Thursday, August 12, 2010
Critical Playtesting #5 The Warlock
Playtesting different classes and races so you'll give them a shot.
The Warlock of Dungeons and Dragons 4th Edition is an Arcane Striker that comes in six different flavors. When starting on your journey as a Warlock you must choose a pact that will forever change the fate of your life. Sorry, no refunds. As of the time of writing this, there are six pacts: Infernal, Fey, Star, Dark, Vestige, and Sorcerer-King pacts. I could blabber on for days about the list of pacts and if you really want me to do that then comment below and vote for it.
Before we delve any deeper into the rabbit hole, let me warn all adventurers: this class takes effort. If you don't put the extra time into the mechanics of your Warlock then your character isn't going to shine. Think of this as a challenge rather than a setback. Stoutmeister has a wonderful little chart to explain this (I keep seeing his chart all over the place so now it's your turn):
Rangers, Rogues, and Warlocks pretty much all have the same potential but Rangers just happen to be much easier to build.
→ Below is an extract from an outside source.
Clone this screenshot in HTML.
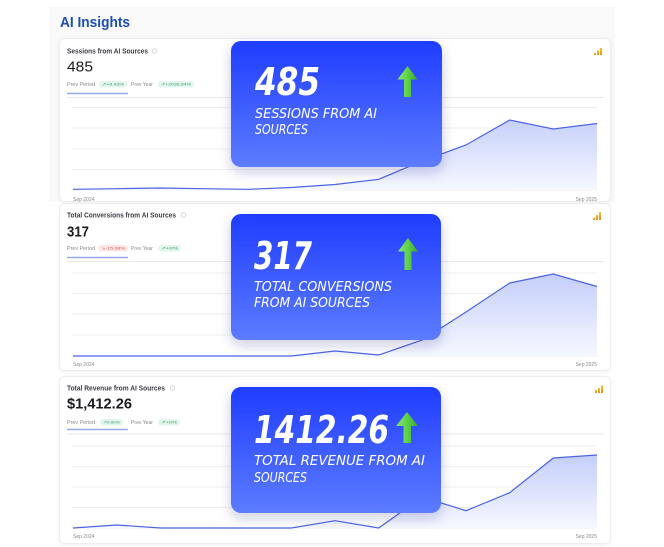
<!DOCTYPE html>
<html><head><meta charset="utf-8"><style>
html,body{margin:0;padding:0;background:#fff;width:664px;height:547px;overflow:hidden}
svg{display:block}
text{font-family:"Liberation Sans",sans-serif}
.hw{font-family:"DejaVu Sans","Liberation Sans",sans-serif}
</style></head><body>
<svg width="664" height="547" viewBox="0 0 664 547" xmlns="http://www.w3.org/2000/svg">
<defs>
  <linearGradient id="card" x1="0" y1="0" x2="0" y2="1">
    <stop offset="0" stop-color="#1f3dff"/>
    <stop offset="1" stop-color="#5d7cff"/>
  </linearGradient>
  <linearGradient id="arrow" x1="0" y1="0" x2="1" y2="0">
    <stop offset="0" stop-color="#86e86e"/>
    <stop offset="0.5" stop-color="#5fd14a"/>
    <stop offset="1" stop-color="#35a92c"/>
  </linearGradient>
  <linearGradient id="f1" gradientUnits="userSpaceOnUse" x1="0" y1="112" x2="0" y2="190">
    <stop offset="0" stop-color="#c2ccfa"/>
    <stop offset="1" stop-color="#f6f8ff"/>
  </linearGradient>
  <linearGradient id="f2" gradientUnits="userSpaceOnUse" x1="0" y1="270" x2="0" y2="356">
    <stop offset="0" stop-color="#c2ccfa"/>
    <stop offset="1" stop-color="#f6f8ff"/>
  </linearGradient>
  <linearGradient id="f3" gradientUnits="userSpaceOnUse" x1="0" y1="452" x2="0" y2="528">
    <stop offset="0" stop-color="#c2ccfa"/>
    <stop offset="1" stop-color="#f6f8ff"/>
  </linearGradient>
  <linearGradient id="ic" x1="0" y1="0" x2="0" y2="1">
    <stop offset="0" stop-color="#f7c52b"/>
    <stop offset="1" stop-color="#f08a1c"/>
  </linearGradient>
  <filter id="sh" x="-20%" y="-20%" width="140%" height="150%">
    <feDropShadow dx="0" dy="5" stdDeviation="6" flood-color="#1a2a80" flood-opacity="0.22"/>
  </filter>
  <filter id="psh" x="-5%" y="-10%" width="110%" height="120%">
    <feDropShadow dx="0" dy="1" stdDeviation="1.5" flood-color="#000" flood-opacity="0.06"/>
  </filter>
</defs>

<!-- backdrop -->
<rect x="49" y="7" width="566" height="195" fill="#f9f9fa"/>
<text x="60" y="27" font-size="14.5" font-weight="bold" fill="#1d4fb0" textLength="70" lengthAdjust="spacingAndGlyphs">AI Insights</text>

<!-- panels -->
<rect x="59.5" y="38.5" width="551" height="163" rx="5" fill="#fff" stroke="#eeeeee" filter="url(#psh)"/>
<rect x="59.5" y="203.5" width="551" height="167" rx="5" fill="#fff" stroke="#eeeeee" filter="url(#psh)"/>
<rect x="59.5" y="376.5" width="551" height="167" rx="5" fill="#fff" stroke="#eeeeee" filter="url(#psh)"/>

<!-- ===== Panel 1 ===== -->
<text x="67" y="53.3" font-size="7" font-weight="bold" fill="#3b3b44" textLength="81" lengthAdjust="spacingAndGlyphs">Sessions from AI Sources</text>
<circle cx="154.5" cy="51" r="2.3" fill="none" stroke="#cfcfcf" stroke-width="0.8"/>
<text x="67" y="71.5" font-size="15" font-weight="500" fill="#1b1b1f" textLength="26" lengthAdjust="spacingAndGlyphs">485</text>
<text x="67" y="85.8" font-size="5" fill="#8a8a8a" textLength="28" lengthAdjust="spacingAndGlyphs">Prev Period</text>
<rect x="99" y="81" width="28" height="6.5" rx="3.2" fill="#e2f6ee"/>
<text x="102" y="85.6" font-size="4" fill="#3a9e6c" textLength="22" lengthAdjust="spacingAndGlyphs">↗+9.43%</text>
<text x="131" y="85.8" font-size="5" fill="#8a8a8a" textLength="22" lengthAdjust="spacingAndGlyphs">Prev Year</text>
<rect x="158" y="81" width="36" height="6.5" rx="3.2" fill="#e2f6ee"/>
<text x="161" y="85.6" font-size="4" fill="#3a9e6c" textLength="30" lengthAdjust="spacingAndGlyphs">↗+2036.84%</text>
<line x1="67" y1="93.5" x2="128" y2="93.5" stroke="#9aa9e6" stroke-width="1.5"/>
<line x1="67" y1="97.5" x2="604" y2="97.5" stroke="#e9e9ec" stroke-width="1"/>
<rect x="594" y="53" width="2" height="2" fill="url(#ic)"/>
<rect x="597" y="50.5" width="2" height="4.5" fill="url(#ic)"/>
<rect x="600" y="48" width="2" height="7" fill="url(#ic)"/>
<g stroke="#efeff2" stroke-width="1">
  <line x1="72" y1="107.5" x2="597" y2="107.5"/>
  <line x1="72" y1="128" x2="597" y2="128"/>
  <line x1="72" y1="149" x2="597" y2="149"/>
  <line x1="72" y1="169.5" x2="597" y2="169.5"/>
  <line x1="72" y1="190" x2="597" y2="190"/>
</g>
<path d="M73,189.3 L116.7,188.7 L160.3,188 L204,188.7 L247.7,189.3 L291.3,187.5 L335,184.5 L378.7,179.3 L422.3,161 L466,145 L509.7,120 L553.3,129 L597,123.5 L597,190 L73,190 Z" fill="url(#f1)"/>
<path d="M73,189.3 L116.7,188.7 L160.3,188 L204,188.7 L247.7,189.3 L291.3,187.5 L335,184.5 L378.7,179.3 L422.3,161 L466,145 L509.7,120 L553.3,129 L597,123.5" fill="none" stroke="#4a64e4" stroke-width="1.2"/>
<text x="73" y="201" font-size="5" fill="#8a8a8a">Sep 2024</text>
<text x="597" y="201" font-size="5" fill="#8a8a8a" text-anchor="end">Sep 2025</text>

<!-- ===== Panel 2 ===== -->
<text x="67" y="217.3" font-size="7" font-weight="bold" fill="#3b3b44" textLength="109" lengthAdjust="spacingAndGlyphs">Total Conversions from AI Sources</text>
<circle cx="183.5" cy="215" r="2.3" fill="none" stroke="#cfcfcf" stroke-width="0.8"/>
<text x="67" y="236.5" font-size="15" font-weight="bold" fill="#1b1b1f" textLength="22" lengthAdjust="spacingAndGlyphs">317</text>
<text x="67" y="249.8" font-size="5" fill="#8a8a8a" textLength="28" lengthAdjust="spacingAndGlyphs">Prev Period</text>
<rect x="98" y="245" width="30" height="6.5" rx="3.2" fill="#fde6e6"/>
<text x="101" y="249.6" font-size="4" fill="#e05555" textLength="24" lengthAdjust="spacingAndGlyphs">↘-15.38%</text>
<text x="131" y="249.8" font-size="5" fill="#8a8a8a" textLength="22" lengthAdjust="spacingAndGlyphs">Prev Year</text>
<rect x="158" y="245" width="23" height="6.5" rx="3.2" fill="#e2f6ee"/>
<text x="161" y="249.6" font-size="4" fill="#3a9e6c" textLength="17" lengthAdjust="spacingAndGlyphs">↗+0%</text>
<line x1="67" y1="257.5" x2="128" y2="257.5" stroke="#9aa9e6" stroke-width="1.5"/>
<line x1="67" y1="261.5" x2="604" y2="261.5" stroke="#e9e9ec" stroke-width="1"/>
<rect x="593" y="217.5" width="2" height="2.5" fill="url(#ic)"/>
<rect x="596" y="215" width="2" height="5" fill="url(#ic)"/>
<rect x="599" y="212" width="2" height="8" fill="url(#ic)"/>
<g stroke="#efeff2" stroke-width="1">
  <line x1="72" y1="273" x2="597" y2="273"/>
  <line x1="72" y1="293.5" x2="597" y2="293.5"/>
  <line x1="72" y1="314" x2="597" y2="314"/>
  <line x1="72" y1="335" x2="597" y2="335"/>
  <line x1="72" y1="356" x2="597" y2="356"/>
</g>
<path d="M73,356 L116.7,356 L160.3,356 L204,356 L247.7,356 L291.3,356 L335,351 L378.7,355 L422.3,340 L466,312 L509.7,283 L553.3,274 L597,286.5 L597,356 L73,356 Z" fill="url(#f2)"/>
<path d="M73,356 L116.7,356 L160.3,356 L204,356 L247.7,356 L291.3,356 L335,351 L378.7,355 L422.3,340 L466,312 L509.7,283 L553.3,274 L597,286.5" fill="none" stroke="#4a64e4" stroke-width="1.2"/>
<text x="73" y="366" font-size="5" fill="#8a8a8a">Sep 2024</text>
<text x="597" y="366" font-size="5" fill="#8a8a8a" text-anchor="end">Sep 2025</text>

<!-- ===== Panel 3 ===== -->
<text x="67" y="390.3" font-size="7" font-weight="bold" fill="#3b3b44" textLength="98" lengthAdjust="spacingAndGlyphs">Total Revenue from AI Sources</text>
<circle cx="172.5" cy="388" r="2.3" fill="none" stroke="#cfcfcf" stroke-width="0.8"/>
<text x="67" y="408.5" font-size="15" font-weight="bold" fill="#1b1b1f" textLength="65" lengthAdjust="spacingAndGlyphs">$1,412.26</text>
<text x="67" y="423.8" font-size="5" fill="#8a8a8a" textLength="28" lengthAdjust="spacingAndGlyphs">Prev Period</text>
<rect x="100" y="419" width="23" height="6.5" rx="3.2" fill="#e2f6ee"/>
<text x="103" y="423.6" font-size="4" fill="#3a9e6c" textLength="17" lengthAdjust="spacingAndGlyphs">↗0.00%</text>
<text x="131" y="423.8" font-size="5" fill="#8a8a8a" textLength="22" lengthAdjust="spacingAndGlyphs">Prev Year</text>
<rect x="158" y="419" width="22" height="6.5" rx="3.2" fill="#e2f6ee"/>
<text x="161" y="423.6" font-size="4" fill="#3a9e6c" textLength="16" lengthAdjust="spacingAndGlyphs">↗+0%</text>
<line x1="67" y1="429.5" x2="128" y2="429.5" stroke="#9aa9e6" stroke-width="1.5"/>
<line x1="67" y1="434" x2="604" y2="434" stroke="#e9e9ec" stroke-width="1"/>
<rect x="595" y="390" width="2" height="3" fill="url(#ic)"/>
<rect x="598" y="388" width="2" height="5" fill="url(#ic)"/>
<rect x="601" y="385.5" width="2" height="7.5" fill="url(#ic)"/>
<g stroke="#efeff2" stroke-width="1">
  <line x1="72" y1="446" x2="597" y2="446"/>
  <line x1="72" y1="466.7" x2="597" y2="466.7"/>
  <line x1="72" y1="487" x2="597" y2="487"/>
  <line x1="72" y1="507.5" x2="597" y2="507.5"/>
  <line x1="72" y1="528" x2="597" y2="528"/>
</g>
<path d="M73,528 L116.7,525 L160.3,528 L204,528 L247.7,528 L291.3,528 L335,520.7 L378.7,528 L422.3,497 L466,510.7 L509.7,492.7 L553.3,458 L597,455 L597,528 L73,528 Z" fill="url(#f3)"/>
<path d="M73,528 L116.7,525 L160.3,528 L204,528 L247.7,528 L291.3,528 L335,520.7 L378.7,528 L422.3,497 L466,510.7 L509.7,492.7 L553.3,458 L597,455" fill="none" stroke="#4a64e4" stroke-width="1.2"/>
<text x="73" y="538" font-size="5" fill="#8a8a8a">Sep 2024</text>
<text x="597" y="538" font-size="5" fill="#8a8a8a" text-anchor="end">Sep 2025</text>

<!-- ===== Blue cards ===== -->
<g filter="url(#sh)">
  <rect x="231" y="41" width="211" height="126" rx="10" fill="url(#card)"/>
  <rect x="231" y="214" width="210" height="126" rx="10" fill="url(#card)"/>
  <rect x="231" y="387" width="210" height="126" rx="10" fill="url(#card)"/>
</g>

<g class="hw" fill="#ffffff">
  <text class="hw" x="255" y="95" font-size="38" font-weight="bold" font-style="italic" textLength="65" lengthAdjust="spacingAndGlyphs">485</text>
  <text class="hw" x="255" y="118" font-size="13" font-style="italic" textLength="122" lengthAdjust="spacingAndGlyphs">SESSIONS FROM AI</text>
  <text class="hw" x="255" y="134" font-size="13" font-style="italic" textLength="53" lengthAdjust="spacingAndGlyphs">SOURCES</text>

  <text class="hw" x="254" y="269" font-size="38" font-weight="bold" font-style="italic" textLength="58" lengthAdjust="spacingAndGlyphs">317</text>
  <text class="hw" x="254" y="291" font-size="13" font-style="italic" textLength="138" lengthAdjust="spacingAndGlyphs">TOTAL CONVERSIONS</text>
  <text class="hw" x="254" y="307" font-size="13" font-style="italic" textLength="116" lengthAdjust="spacingAndGlyphs">FROM AI SOURCES</text>

  <text class="hw" x="254" y="443" font-size="38" font-weight="bold" font-style="italic" textLength="135" lengthAdjust="spacingAndGlyphs">1412.26</text>
  <text class="hw" x="254" y="465" font-size="13" font-style="italic" textLength="171" lengthAdjust="spacingAndGlyphs">TOTAL REVENUE FROM AI</text>
  <text class="hw" x="254" y="482" font-size="13" font-style="italic" textLength="53" lengthAdjust="spacingAndGlyphs">SOURCES</text>
</g>

<!-- arrows -->
<path d="M407.5,66 L417.5,79.5 L411,79.5 L411,97 L404,97 L404,79.5 L397.5,79.5 Z" fill="url(#arrow)"/>
<path d="M408,238 L418,251.5 L411.5,251.5 L411.5,270 L404.5,270 L404.5,251.5 L398,251.5 Z" fill="url(#arrow)"/>
<path d="M407,412 L418,426 L411,426 L411,443 L403.5,443 L403.5,426 L396,426 Z" fill="url(#arrow)"/>
</svg>
</body></html>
So what makes the Warlock stand out in a crowded room full of Strikers?
1) Controller aspects - Many of the Warlock's powers sacrifice pure damage for lovely effects that will leave your enemies crippled in the most delightful of ways. The skies the limit with a vast variety of effects at your disposal thanks to manipulating arcane magic. There are plenty of AOE effects if you want to be a secondary controller but many powers incapacitate one foe while dishing out some hurt at the same time.
2) Defense - Between gaining concealment (+2 to all defenses) almost every turn thanks to one of your class features and teleporting to get out of sticky situations, you should be rather comfy for a mage. You would think that would be enough. Constitution based Warlocks state they can do far better. These guys take spikes through the chest and ask for more! Thanks to their primary stat being CON, they literally will have Defender level HP and healing surges.
3) Mobility - You get more teleportation powers than any other class and you get the best of the best it would seem. Fey pact Warlocks reap the benefits from this the most. Since most of your attacks are ranged, that in itself is a kind of mobility as you can move wherever you please and frag enemies with magic blasts.
4) Flavor - Making a pact with some mysterious being to grant you power sets up for so much roleplaying potential in and of itself. Not only does your background story suddenly become badass but it can setup your goals and what drives your character throughout the campaign.
5) Combat variety - Arcane blasts, dominating minds, curses, debuffs, teleportation, and a mile long list of other powers. It's even possible to design melee builds. You aren't forced to use the entire arsenal of kick ass but the options are at your fingertips if you so desire.
This is Kylak signing out because I have a pact with Cthulhu and he demands I take care of some other matters for now.